O trabalho de equipe conquistou também a engenharia, que teve a chance de testar o que nunca testaram. Baixaram ainda mais o F-Type, colocaram o motor mais potente, vamos colocar um mapeamento mais agressivo, trocar as barras de suspensão dianteira e instalaram um escape ainda mais barulhento. O Mike Cross, piloto de testes e engenheiro chefe de integridade veicular, enlouqueceu. Ele queria dirigir o Project 7 em Goodwood. Nunca vi engenharia funcionando da mesma maneira do design. Quando ia em Gaydon, estavam todos os engenheiros. Nunca um desenho havia virado um carro na Jaguar. O resultado foi muito prazeroso. Em Goodwood, o feedback foi alucinante. Um carro que foi feito só para farra, ele foi feito para fazer a subida de montanha (hillclimb) de Goodwood. O F-Type uniu a Jaguar ao passado do E-Type, o Project 7 ao histórico da marca nas pistas. Foram sete vitórias nas 24 Horas de Le Mans, daí o sete do nome. Eu fiz o pacote inteiro, do capacete com a cor usada pelo Lewis Hamilton e, até mesmo, as pinturas das letras nos pneus.

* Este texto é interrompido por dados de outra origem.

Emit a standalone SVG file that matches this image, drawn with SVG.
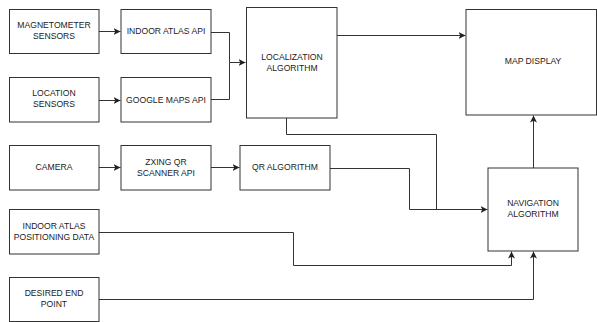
<svg xmlns="http://www.w3.org/2000/svg" width="597" height="322" viewBox="0 0 597 322">
<style>
.box{fill:#fff;stroke:#333;stroke-width:1}
.t{font-family:"Liberation Sans",Arial,sans-serif;font-size:8.6px;fill:#222;text-anchor:middle}
.c{fill:none;stroke:#333;stroke-width:1}
</style>
<defs>
<marker id="a" markerUnits="userSpaceOnUse" markerWidth="8" markerHeight="8" refX="7" refY="3.5" orient="auto">
<path d="M0,0 L7,3.5 L0,7 L1.8,3.5 Z" fill="#222"/>
</marker>
</defs>
<rect width="597" height="322" fill="#fff"/>
<g id="connectors">
<path class="c" d="M99,31.5 H120.5" marker-end="url(#a)"/>
<path class="c" d="M99,100.5 H120.5" marker-end="url(#a)"/>
<path class="c" d="M211,32.5 H229.5 V62.5 H245.5" marker-end="url(#a)"/>
<path class="c" d="M211,99.5 H229.5 V62.5"/>
<path class="c" d="M337,35.5 H465.5" marker-end="url(#a)"/>
<path class="c" d="M99,167.5 H120.5" marker-end="url(#a)"/>
<path class="c" d="M211,167.5 H239.5" marker-end="url(#a)"/>
<path class="c" d="M330,168.5 H409.5 V209.5 H487.5" marker-end="url(#a)"/>
<path class="c" d="M286.5,118 V134.5 H436.5 V209.5"/>
<path class="c" d="M99,232.5 H293.5 V265.5 H511.5 V251.5" marker-end="url(#a)"/>
<path class="c" d="M99,299.5 H533.5 V251.5" marker-end="url(#a)"/>
<path class="c" d="M533.5,168 V115.5" marker-end="url(#a)"/>
</g>
<g id="magnetometer">
<rect class="box" x="9.5" y="9.5" width="89.5" height="44"/>
<text class="t" x="54" y="28">MAGNETOMETER</text>
<text class="t" x="54" y="39">SENSORS</text>
</g>
<g id="indoor-atlas-api">
<rect class="box" x="121" y="9.5" width="90" height="44"/>
<text class="t" x="166" y="34">INDOOR ATLAS API</text>
</g>
<g id="location-sensors">
<rect class="box" x="9.5" y="77.5" width="89.5" height="44.5"/>
<text class="t" x="54" y="96">LOCATION</text>
<text class="t" x="54" y="107">SENSORS</text>
</g>
<g id="google-maps-api">
<rect class="box" x="121" y="77.5" width="90" height="44.5"/>
<text class="t" x="166" y="103">GOOGLE MAPS API</text>
</g>
<g id="localization">
<rect class="box" x="246.5" y="7.5" width="90.5" height="110.5"/>
<text class="t" x="292" y="60">LOCALIZATION</text>
<text class="t" x="292" y="71">ALGORITHM</text>
</g>
<g id="map-display">
<rect class="box" x="466" y="9.5" width="130.5" height="105.5"/>
<text class="t" x="533" y="64">MAP DISPLAY</text>
</g>
<g id="camera">
<rect class="box" x="9.5" y="145.5" width="89.5" height="44.5"/>
<text class="t" x="54" y="170">CAMERA</text>
</g>
<g id="zxing">
<rect class="box" x="121" y="145.5" width="90" height="44.5"/>
<text class="t" x="166" y="165">ZXING QR</text>
<text class="t" x="166" y="176">SCANNER API</text>
</g>
<g id="qr-algorithm">
<rect class="box" x="240" y="145.5" width="90" height="44.5"/>
<text class="t" x="285" y="170">QR ALGORITHM</text>
</g>
<g id="positioning-data">
<rect class="box" x="9.5" y="209.5" width="89.5" height="44.5"/>
<text class="t" x="54" y="228.5">INDOOR ATLAS</text>
<text class="t" x="54" y="240">POSITIONING DATA</text>
</g>
<g id="desired-end-point">
<rect class="box" x="9.5" y="277.5" width="89.5" height="44"/>
<text class="t" x="54" y="296">DESIRED END</text>
<text class="t" x="54" y="307">POINT</text>
</g>
<g id="navigation">
<rect class="box" x="488" y="168" width="90" height="83"/>
<text class="t" x="533" y="205.5">NAVIGATION</text>
<text class="t" x="533" y="217">ALGORITHM</text>
</g>
</svg>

Aí ele entrou em produção?
Nessa hora entrou a SVO (NR:Special Vehicles Operation, divisão de carros especiais do grupo Jaguar Land Rover). Nós temos um caso de negócios, vamos fazer? Fizemos uma pesquisa de mercado com colecionadores e jornalistas. Primeiro decidimos fazer 30, que depois viraram 50, 100, 150 até que paramos em 250 unidades. Todos vendidos em instantes. Nenhum para o Brasil. Eu espero que ele seja lembrado não apenas por ser exclusivo, e sim por ser especial. Espero que entre para a história da Jaguar. Cada um será um carro diferente, personalizado pelo dono. Os primeiros serão entregues em breve e até o final do ano deve terminar a produção. Em relação ao protótipo, o para-brisa é mais baixo. Era mais um defletor. O pacote aerodinâmico de para-choques também mudou, tal como o aerofólio traseiro mais baixo.